BEGIN INFORMATION SHOWN

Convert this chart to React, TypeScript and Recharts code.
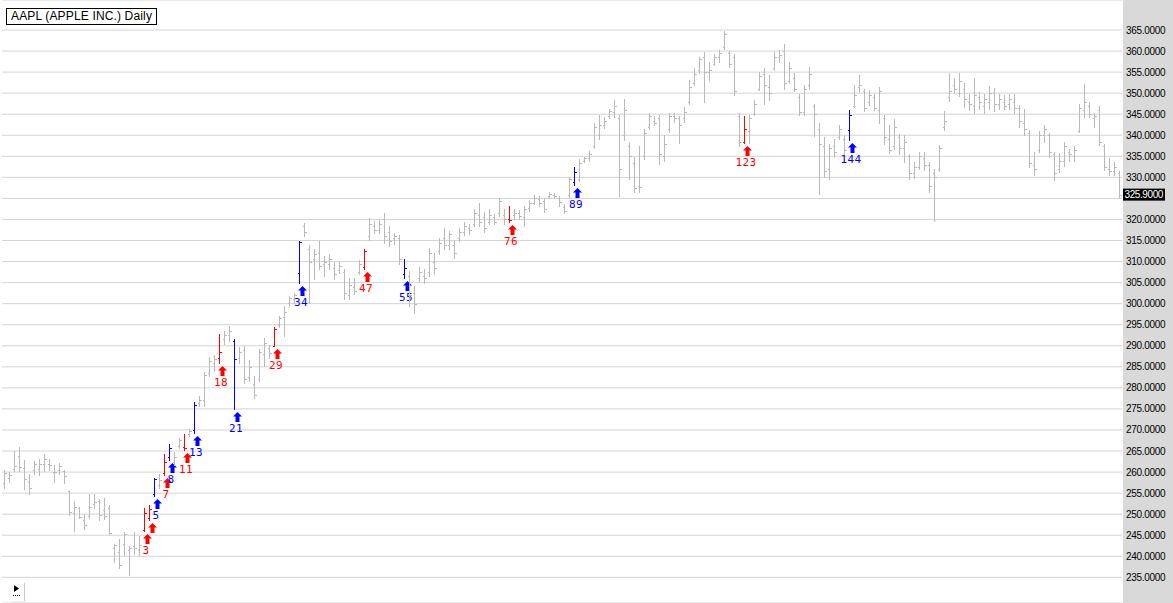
import React from 'react';
import { ComposedChart, Bar, XAxis, YAxis, CartesianGrid, ReferenceLine } from 'recharts';

// daily OHLC, one entry per trading day
const opens = [
  257.5, 258.5, 260.8, 263.8, 260.9, 257.6, 260.5, 260.8, 262.0, 261.8, 260.0, 260.5, 260.2, 255.4, 250.2, 251.4,
  248.5, 249.5, 252.3, 253.1, 251.0, 251.5, 242.0, 241.0, 243.0, 241.5, 242.5, 241.5, 246.3, 249.0, 254.9, 257.0,
  259.8, 263.5, 262.5, 266.2, 266.0, 269.0, 270.0, 276.5, 277.0, 283.5, 286.0, 287.0, 291.5, 292.5, 291.2, 287.0,
  289.0, 282.5, 281.0, 282.0, 288.0, 289.5, 290.0, 295.0, 296.8, 300.2, 301.0, 307.3, 318.5, 313.0, 310.5, 312.0,
  309.5, 309.5, 308.5, 308.0, 307.5, 302.0, 304.0, 307.5, 308.8, 316.0, 318.5, 317.5, 320.0, 317.0, 315.5, 315.5,
  307.0, 306.5, 302.5, 306.0, 306.5, 307.5, 310.0, 312.5, 315.5, 314.0, 314.0, 315.5, 317.0, 318.0, 319.0, 321.0,
  320.5, 319.5, 320.5, 321.5, 321.0, 320.0, 321.0, 321.5, 320.5, 322.8, 324.0, 324.8, 324.5, 325.5, 325.8, 325.0,
  323.0, 325.8, 329.0, 329.5, 334.0, 334.5, 337.5, 340.0, 342.5, 344.5, 345.5, 344.0, 340.0, 337.5, 333.5, 328.0,
  335.0, 342.0, 343.5, 344.0, 335.0, 341.5, 344.5, 344.0, 344.0, 348.0, 352.5, 355.5, 358.5, 355.0, 357.0, 358.5,
  361.0, 359.5, 358.5, 344.5, 338.5, 341.0, 345.0, 351.0, 354.5, 351.5, 356.0, 358.5, 360.0, 353.0, 353.5, 349.0,
  345.5, 352.0, 347.0, 341.5, 337.5, 332.0, 337.5, 339.5, 339.0, 341.2, 347.0, 351.5, 350.5, 348.0, 349.0, 346.0,
  344.0, 339.0, 337.5, 339.5, 337.0, 335.0, 331.0, 332.5, 334.5, 333.0, 331.0, 332.0, 342.0, 349.0, 352.0, 350.0,
  351.0, 348.0, 347.0, 349.0, 347.0, 348.0, 350.0, 347.5, 348.0, 347.5, 348.0, 346.5, 343.0, 340.5, 333.0, 336.5,
  340.0, 340.0, 335.5, 332.0, 334.0, 336.0, 335.0, 341.0, 346.0, 347.0, 344.0, 346.0, 337.5, 332.0, 331.5, 331.0,
];
const highs = [
  260.4, 260.1, 265.0, 266.0, 262.8, 259.6, 262.6, 263.2, 264.4, 263.2, 261.6, 262.2, 260.6, 255.6, 253.2, 251.7,
  250.0, 254.7, 254.7, 253.5, 253.9, 252.1, 242.9, 244.0, 245.8, 242.4, 245.8, 244.8, 251.4, 252.2, 258.7, 259.6,
  264.3, 266.6, 264.7, 268.1, 269.0, 270.2, 276.7, 278.0, 283.8, 287.3, 287.8, 292.9, 293.5, 294.7, 291.7, 289.8,
  289.9, 286.7, 282.8, 289.3, 291.9, 290.3, 294.5, 297.1, 299.4, 301.8, 302.5, 314.9, 319.1, 314.0, 312.9, 314.9,
  311.3, 311.7, 309.9, 309.9, 308.2, 306.0, 306.0, 310.3, 312.9, 320.3, 319.7, 319.9, 321.5, 318.5, 316.9, 316.3,
  310.5, 307.8, 304.2, 308.6, 308.2, 313.3, 312.0, 315.5, 317.9, 317.3, 314.9, 317.9, 319.3, 318.9, 322.5, 324.0,
  321.7, 322.5, 321.3, 325.2, 322.5, 323.3, 322.6, 322.3, 323.3, 324.7, 325.8, 325.6, 325.2, 326.6, 326.4, 325.6,
  323.7, 330.1, 332.5, 334.3, 334.8, 336.2, 343.0, 344.8, 344.4, 346.3, 348.3, 344.8, 348.6, 338.4, 334.8, 337.4,
  341.4, 345.4, 344.6, 344.8, 340.0, 345.4, 345.2, 344.6, 346.7, 353.1, 355.9, 358.6, 359.8, 357.5, 359.2, 360.2,
  364.8, 360.0, 359.4, 345.2, 344.5, 344.9, 348.3, 355.1, 355.9, 354.3, 359.8, 360.2, 361.6, 357.5, 354.7, 349.7,
  351.9, 356.3, 347.5, 342.8, 339.6, 338.0, 339.2, 342.4, 340.0, 346.0, 351.9, 354.3, 351.1, 350.7, 349.9, 351.5,
  344.8, 342.4, 343.8, 340.4, 340.1, 335.6, 333.6, 336.0, 336.0, 333.6, 332.0, 337.8, 345.7, 354.9, 353.5, 354.9,
  352.3, 349.9, 353.5, 350.3, 349.9, 351.7, 351.3, 349.9, 349.5, 349.7, 349.9, 347.1, 346.3, 341.2, 336.0, 341.0,
  342.4, 340.6, 336.0, 335.9, 338.4, 336.8, 337.4, 347.5, 352.1, 347.8, 345.4, 347.0, 338.0, 334.6, 333.6, 331.4,
];
const lows = [
  256.3, 257.7, 260.2, 260.2, 256.0, 254.8, 259.6, 259.3, 260.2, 260.5, 257.6, 259.6, 257.5, 249.8, 245.9, 249.0,
  246.5, 249.0, 251.5, 248.6, 248.9, 245.3, 238.6, 237.2, 240.2, 235.5, 240.5, 240.2, 246.1, 248.5, 254.2, 256.2,
  259.2, 262.9, 261.7, 265.7, 265.3, 268.5, 269.3, 275.6, 275.6, 282.8, 284.0, 285.9, 290.5, 291.1, 275.0, 285.9,
  281.2, 281.6, 277.6, 281.7, 285.2, 287.1, 289.9, 294.5, 292.3, 299.8, 300.1, 305.0, 316.1, 300.1, 305.8, 308.2,
  306.6, 308.3, 305.8, 307.4, 301.0, 301.0, 302.2, 307.0, 308.3, 315.1, 316.9, 316.9, 314.5, 313.7, 314.1, 309.4,
  306.2, 299.4, 297.8, 305.4, 305.0, 306.6, 307.1, 311.7, 312.9, 312.9, 310.9, 314.9, 316.3, 316.5, 318.5, 318.5,
  317.1, 318.9, 318.9, 320.9, 319.0, 319.3, 320.1, 320.2, 318.5, 322.1, 323.7, 323.3, 321.8, 325.2, 325.2, 323.3,
  321.5, 325.3, 328.2, 329.1, 333.6, 333.8, 337.0, 339.2, 341.7, 344.0, 344.4, 325.5, 338.8, 329.7, 326.5, 326.5,
  334.4, 341.6, 342.4, 333.2, 333.8, 340.8, 343.2, 338.2, 343.2, 347.4, 351.9, 354.7, 347.9, 353.1, 356.7, 357.5,
  360.5, 356.3, 349.5, 337.5, 338.2, 338.2, 344.8, 350.7, 347.5, 348.3, 355.5, 357.5, 351.1, 352.3, 350.5, 344.8,
  344.8, 351.1, 339.8, 326.1, 330.1, 329.7, 334.8, 339.0, 335.6, 338.8, 346.7, 350.3, 345.7, 347.1, 345.9, 342.8,
  338.0, 335.8, 336.8, 335.6, 333.6, 329.7, 329.8, 332.0, 331.7, 326.5, 319.7, 331.4, 341.3, 348.1, 350.3, 349.4,
  346.7, 345.9, 345.4, 346.3, 345.4, 346.3, 345.7, 346.2, 346.3, 346.3, 345.2, 342.0, 340.0, 332.4, 330.5, 336.0,
  338.4, 334.8, 329.3, 331.3, 332.8, 334.0, 334.0, 340.8, 344.4, 344.4, 342.0, 337.6, 331.7, 330.5, 330.5, 325.3,
];
const closes = [
  259.8, 259.4, 261.5, 261.2, 258.4, 256.1, 262.0, 261.8, 263.0, 261.7, 260.0, 261.4, 259.0, 250.6, 251.6, 249.3,
  247.4, 251.8, 252.9, 249.8, 249.5, 245.6, 242.7, 237.9, 245.4, 242.0, 242.0, 242.6, 250.2, 251.2, 258.3, 258.0,
  262.5, 265.7, 263.5, 267.5, 265.8, 269.7, 276.0, 277.0, 283.0, 286.5, 286.8, 288.6, 292.5, 293.5, 286.9, 288.6,
  282.0, 285.0, 278.2, 288.5, 290.6, 288.2, 294.0, 296.6, 298.0, 301.3, 302.0, 314.7, 317.0, 310.0, 311.8, 309.0,
  310.0, 310.5, 307.0, 309.0, 302.5, 304.5, 303.0, 309.5, 312.5, 319.0, 317.5, 319.0, 316.0, 315.0, 316.0, 310.5,
  308.5, 302.0, 300.0, 307.5, 306.0, 312.0, 308.5, 314.5, 314.0, 316.5, 312.0, 317.0, 318.5, 317.5, 321.5, 319.5,
  318.0, 321.0, 319.5, 324.5, 320.0, 319.8, 321.5, 320.8, 322.5, 324.0, 325.2, 324.0, 322.5, 326.0, 325.6, 324.2,
  322.0, 329.5, 331.3, 333.5, 334.5, 335.5, 342.0, 342.5, 343.5, 345.8, 347.0, 332.0, 346.0, 335.0, 327.5, 327.8,
  340.5, 344.5, 343.0, 335.5, 338.0, 344.5, 344.0, 342.5, 345.5, 351.5, 354.5, 358.0, 355.0, 355.5, 358.5, 359.5,
  364.0, 357.0, 350.5, 338.5, 341.5, 344.0, 347.5, 354.0, 352.0, 350.0, 358.5, 359.0, 352.5, 356.0, 351.0, 345.5,
  351.0, 354.5, 345.0, 338.0, 331.5, 337.0, 336.0, 341.5, 336.5, 344.8, 349.5, 352.0, 346.5, 349.5, 346.5, 350.5,
  339.5, 336.5, 342.0, 337.0, 338.5, 331.0, 332.5, 335.0, 333.0, 328.0, 330.0, 337.0, 343.5, 350.5, 351.0, 353.0,
  348.5, 347.5, 349.5, 348.0, 348.5, 350.0, 347.5, 348.5, 347.0, 348.5, 346.5, 343.5, 341.5, 333.5, 332.0, 340.0,
  341.5, 336.0, 331.0, 334.0, 337.5, 335.5, 336.5, 346.5, 348.0, 345.0, 344.5, 338.5, 332.5, 331.5, 332.5, 325.9,
];

// bars counted from the swing low
const startBar = 25;
const lucasCounts = [3, 4, 7, 11, 18, 29, 47, 76, 123];
const fibCounts = [5, 8, 13, 21, 34, 55, 89, 144];
const unlabeledCounts = [4];

const priceTicks = [235, 240, 245, 250, 255, 260, 265, 270, 275, 280, 285, 290, 295, 300, 305, 310, 315, 320, 325, 330, 335, 340, 345, 350, 355, 360, 365];
const lastPrice = 325.9;
const title = 'AAPL (APPLE INC.) Daily';

const GRAY = '#b9b9b9';
const RED = '#ff0000';
const BLUE = '#0000ff';

const data = highs.map((h, i) => {
  const n = i - startBar;
  let mark: string | null = null;
  if (lucasCounts.includes(n)) mark = RED;
  if (fibCounts.includes(n)) mark = BLUE;
  return {
    i,
    range: [lows[i], h],
    open: opens[i],
    high: h,
    low: lows[i],
    close: closes[i],
    mark,
    count: n,
    showLabel: mark != null && !unlabeledCounts.includes(n),
  };
});

const OhlcBar = (props: any) => {
  const { x, y, width, height, payload } = props;
  if (x == null || y == null) return null;
  const top = Math.min(y, y + height);
  const bot = Math.max(y, y + height);
  const span = payload.high - payload.low || 1;
  const toY = (v: number) => Math.round(top + ((payload.high - v) / span) * (bot - top)) + 0.5;
  const cx = Math.floor(x + width / 2) + 0.5;
  const color = payload.mark || GRAY;
  const yo = toY(payload.open);
  const yc = toY(payload.close);
  const ax = cx + 3;
  const at = Math.round(bot) + 3;
  return (
    <g>
      <line x1={cx} x2={cx} y1={Math.round(top)} y2={Math.round(bot) + 1} stroke={color} strokeWidth={1} shapeRendering="crispEdges" />
      <line x1={cx - 2} x2={cx} y1={yo} y2={yo} stroke={color} strokeWidth={1} shapeRendering="crispEdges" />
      <line x1={cx} x2={cx + 2} y1={yc} y2={yc} stroke={color} strokeWidth={1} shapeRendering="crispEdges" />
      {payload.mark && (
        <polygon
          points={`${ax},${at} ${ax + 4.5},${at + 4.5} ${ax + 2},${at + 4.5} ${ax + 2},${at + 10} ${ax - 2},${at + 10} ${ax - 2},${at + 4.5} ${ax - 4.5},${at + 4.5}`}
          fill={payload.mark}
        />
      )}
      {payload.showLabel && (
        <text x={cx + 1.5} y={Math.round(bot) + 22.5} textAnchor="middle" fontFamily="DejaVu Sans Mono" fontSize={11} letterSpacing={0.4} fill={payload.mark}>
          {payload.count}
        </text>
      )}
    </g>
  );
};

const PriceTick = (props: any) => {
  const { x, y, payload } = props;
  if (payload.value === 325) return null;
  return (
    <text x={x} y={y} dy={3.5} textAnchor="start" fontFamily="Liberation Sans, Arial, sans-serif" fontSize={10} letterSpacing={-0.3} fill="#000">
      {payload.value.toFixed(4)}
    </text>
  );
};

const LastPriceLabel = (props: any) => {
  const { viewBox } = props;
  const bx = viewBox.x + viewBox.width + 1;
  const by = viewBox.y;
  return (
    <g>
      <rect x={bx} y={by - 6} width={42} height={12} fill="#000" />
      <text x={bx + 1.5} y={by} dy={3.5} fontFamily="Liberation Sans, Arial, sans-serif" fontSize={10} letterSpacing={-0.4} fill="#fff">
        {lastPrice.toFixed(4)}
      </text>
    </g>
  );
};

export default function App() {
  return (
    <div
      style={{
        position: 'absolute',
        left: 0,
        top: 0,
        width: 1173,
        height: 603,
        background: 'linear-gradient(to right, #ffffff 1123px, #d9d9d9 1123px)',
        overflow: 'hidden',
      }}
    >
      <ComposedChart width={1173} height={603} data={data} margin={{ top: 0, right: 0, left: 2, bottom: 0 }}>
        <CartesianGrid vertical={false} stroke="#d4d4d4" />
        <XAxis dataKey="i" type="category" hide />
        <YAxis
          orientation="right"
          width={51}
          type="number"
          domain={[228.9, 372.13]}
          allowDataOverflow
          ticks={priceTicks}
          interval={0}
          axisLine={false}
          tickLine={false}
          tickSize={0}
          tickMargin={4}
          tick={<PriceTick />}
        />
        <ReferenceLine y={lastPrice} stroke="none" ifOverflow="visible" label={<LastPriceLabel />} />
        <Bar dataKey="range" shape={<OhlcBar />} isAnimationActive={false} />
      </ComposedChart>
      <div
        style={{
          position: 'absolute',
          left: 6,
          top: 8,
          border: '1px solid #000',
          background: '#fff',
          padding: '0 4px',
          height: 15,
          lineHeight: '15px',
          fontFamily: 'Liberation Sans, Arial, sans-serif',
          fontSize: 12,
          letterSpacing: 0.15,
          color: '#000',
          whiteSpace: 'nowrap',
        }}
      >
        {title}
      </div>
      <svg style={{ position: 'absolute', left: 10, top: 580 }} width={16} height={23}>
        <polygon points="4,5 9,8.5 4,12" fill="#000" />
        <line x1={3} x2={10} y1={15.5} y2={15.5} stroke="#000" strokeDasharray="1 1" />
        <line x1={14.5} x2={14.5} y1={3} y2={21} stroke="#c8c8c8" />
        <line x1={1} x2={15} y1={21.5} y2={21.5} stroke="#eeeeee" />
      </svg>
    </div>
  );
}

END INFORMATION SHOWN

## WHAT YOU HAVE TO DO
In the data above, please extract the lines from the first one through the line with "YAxis, CartesianGrid, ReferenceLine", exactly, and keep pictures out.

## RESPONSE
Convert this chart to React, TypeScript and Recharts code.
import React from 'react';
import { ComposedChart, Bar, XAxis, YAxis, CartesianGrid, ReferenceLine } from 'recharts';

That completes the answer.